The leaders of the plot, Pierre Robinault de Saint-Régeant and François-Joseph Carbon, believed that a single devastating attack could destroy the Consulate and create the conditions for counter-revolution.
They worked with Joseph Picot de Limoëlan, who remained in France after the failed attempt and lived until 1826.
They chose 24 December 1800 for the assassination attempt because Napoleon planned to attend a performance of Joseph Haydn’s oratorio The Creation at the Théâtre-Français.
At the centre of the conspiracy stood a large bomb known as the “infernal machine.”
It was a barrel packed with gunpowder and mounted on a cart, filled with nails and scrap metal to increase its lethality.
Contemporary accounts described it as a wine cask containing enough powder to create a devastating blast.
The conspirators placed the cart on the Rue Saint-Nicaise, a route that Napoleon’s carriage had to take to the theatre.
They intended to light a fuse so that the bomb would explode at the exact moment his carriage passed by.
For weeks before the attack, planning needed very careful secrecy and exact timing.
To this end, the conspirators stored the device in a way that avoided detection, and they bribed a coachman to drive the cart to the correct location.
They also rehearsed the timing of the fuse to ensure that it would ignite at precisely the right moment.
Thankfully, the funding from royalist exiles in Britain and Europe gave them the means to acquire materials, but success depended entirely on perfect coordination.
On the evening of 24 December, Napoleon and Joséphine travelled to the opera in a carriage escorted by guards.
The streets of Paris teemed with carriages and pedestrians as citizens celebrated Christmas Eve.
As the convoy neared the Rue Saint-Nicaise, the conspirators lit the fuse, but their timing was slightly too late.
A moment later, the device detonated with devastating force, killing five people and injured about twenty-six others.
Houses along the street collapsed or caught fire, and wreckage covered the area.
Napoleon heard the explosion but ordered his driver to continue to the opera.
Eyewitnesses recalled that he remained calm while terrified crowds ran from the scene.
During the hours that followed the blast, Paris fell into confusion.

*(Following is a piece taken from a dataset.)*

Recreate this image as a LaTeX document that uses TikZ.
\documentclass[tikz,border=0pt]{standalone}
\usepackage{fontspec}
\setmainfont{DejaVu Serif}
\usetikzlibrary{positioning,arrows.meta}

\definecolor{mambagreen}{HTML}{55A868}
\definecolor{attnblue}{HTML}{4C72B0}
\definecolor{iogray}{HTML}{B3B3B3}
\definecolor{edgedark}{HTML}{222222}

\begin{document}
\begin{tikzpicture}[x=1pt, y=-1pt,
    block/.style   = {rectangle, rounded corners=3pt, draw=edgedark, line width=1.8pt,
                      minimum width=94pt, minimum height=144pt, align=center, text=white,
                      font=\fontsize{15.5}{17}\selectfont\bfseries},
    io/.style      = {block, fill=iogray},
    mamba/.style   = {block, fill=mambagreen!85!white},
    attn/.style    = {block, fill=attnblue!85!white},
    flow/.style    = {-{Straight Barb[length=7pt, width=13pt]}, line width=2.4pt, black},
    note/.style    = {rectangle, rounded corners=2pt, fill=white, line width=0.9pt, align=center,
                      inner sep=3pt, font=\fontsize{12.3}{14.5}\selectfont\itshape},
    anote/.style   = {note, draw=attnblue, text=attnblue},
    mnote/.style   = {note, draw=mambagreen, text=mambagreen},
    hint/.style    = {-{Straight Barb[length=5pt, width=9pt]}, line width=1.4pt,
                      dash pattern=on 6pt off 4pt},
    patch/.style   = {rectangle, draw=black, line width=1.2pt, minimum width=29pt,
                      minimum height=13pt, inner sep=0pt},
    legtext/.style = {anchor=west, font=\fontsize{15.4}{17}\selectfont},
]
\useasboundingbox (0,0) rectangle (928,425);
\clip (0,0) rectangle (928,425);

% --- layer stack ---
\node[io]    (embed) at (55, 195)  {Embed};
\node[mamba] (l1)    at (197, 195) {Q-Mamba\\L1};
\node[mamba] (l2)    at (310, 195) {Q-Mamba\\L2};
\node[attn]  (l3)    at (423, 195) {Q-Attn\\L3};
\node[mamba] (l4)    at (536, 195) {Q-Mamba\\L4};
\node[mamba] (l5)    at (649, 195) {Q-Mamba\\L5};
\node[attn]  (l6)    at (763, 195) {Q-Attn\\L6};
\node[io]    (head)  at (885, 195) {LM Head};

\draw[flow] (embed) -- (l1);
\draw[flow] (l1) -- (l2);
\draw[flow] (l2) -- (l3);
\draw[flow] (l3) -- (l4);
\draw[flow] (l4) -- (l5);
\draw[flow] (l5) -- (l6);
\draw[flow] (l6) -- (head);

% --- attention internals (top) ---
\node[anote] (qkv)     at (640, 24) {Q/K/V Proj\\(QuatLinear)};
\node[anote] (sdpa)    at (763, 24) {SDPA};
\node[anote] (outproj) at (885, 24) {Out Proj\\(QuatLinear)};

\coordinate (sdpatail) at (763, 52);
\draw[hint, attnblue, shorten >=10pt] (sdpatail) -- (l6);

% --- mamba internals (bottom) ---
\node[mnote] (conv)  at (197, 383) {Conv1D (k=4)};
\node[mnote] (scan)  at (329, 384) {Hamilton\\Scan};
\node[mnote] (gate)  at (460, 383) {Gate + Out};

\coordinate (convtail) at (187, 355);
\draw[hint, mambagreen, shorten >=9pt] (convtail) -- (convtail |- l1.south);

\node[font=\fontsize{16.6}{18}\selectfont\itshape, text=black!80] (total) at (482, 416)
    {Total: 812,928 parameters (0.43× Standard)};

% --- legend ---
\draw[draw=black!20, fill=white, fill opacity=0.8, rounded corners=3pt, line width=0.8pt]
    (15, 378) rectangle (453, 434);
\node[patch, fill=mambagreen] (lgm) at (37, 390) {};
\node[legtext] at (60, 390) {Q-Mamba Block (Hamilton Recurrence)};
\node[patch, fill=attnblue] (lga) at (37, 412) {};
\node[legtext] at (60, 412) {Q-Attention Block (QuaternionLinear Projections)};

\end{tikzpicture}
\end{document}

Authorities rapidly sealed off the site and began a sweeping investigation.
Joseph Fouché, the police chief, launched raids across the city and arrested anyone suspected of royalist ties.
Informants supplied names, and the government used the crisis to remove political opponents.
Soldiers patrolled the streets to prevent unrest, and officials described the attack as an act of terrorism against the state.
At first, the Consulate blamed Jacobins, the radical republicans who had dominated France during the Reign of Terror.
Around 130 former Jacobins were arrested and deported to colonies such as Guiana.
Napoleon justified a purge of political opponents as a necessary defence of the Republic.
Eventually, evidence revealed that royalists had organised the attack rather than Jacobins.
By the time the truth emerged, innocent people had already been punished.
Public fury over the attack enabled Napoleon to tighten his hold on France and citizens worried by the violence accepted stricter laws against opponents.
In the end, Napoleon justified harsher measures that strengthened his authority.
Authorities captured Pierre Robinault de Saint-Régeant and François-Joseph Carbon in January 1801, and both men were tried and condemned to death.
Their executions by guillotine took place on 21 April 1801. Several accomplices faced similar fates, either through execution or long imprisonment, while some others evaded capture and escaped abroad.
In the aftermath, royalist networks lost much of their ability to organise violent resistance.
Many abandoned the idea of uprisings after the plot failed and, by 1804, Napoleon had crowned himself Emperor of the French.
The attack even helped justify his decision to finalise the Concordat of 1801 with Pope Pius VII, which aimed to reduce tensions with Catholics and gain support from moderates.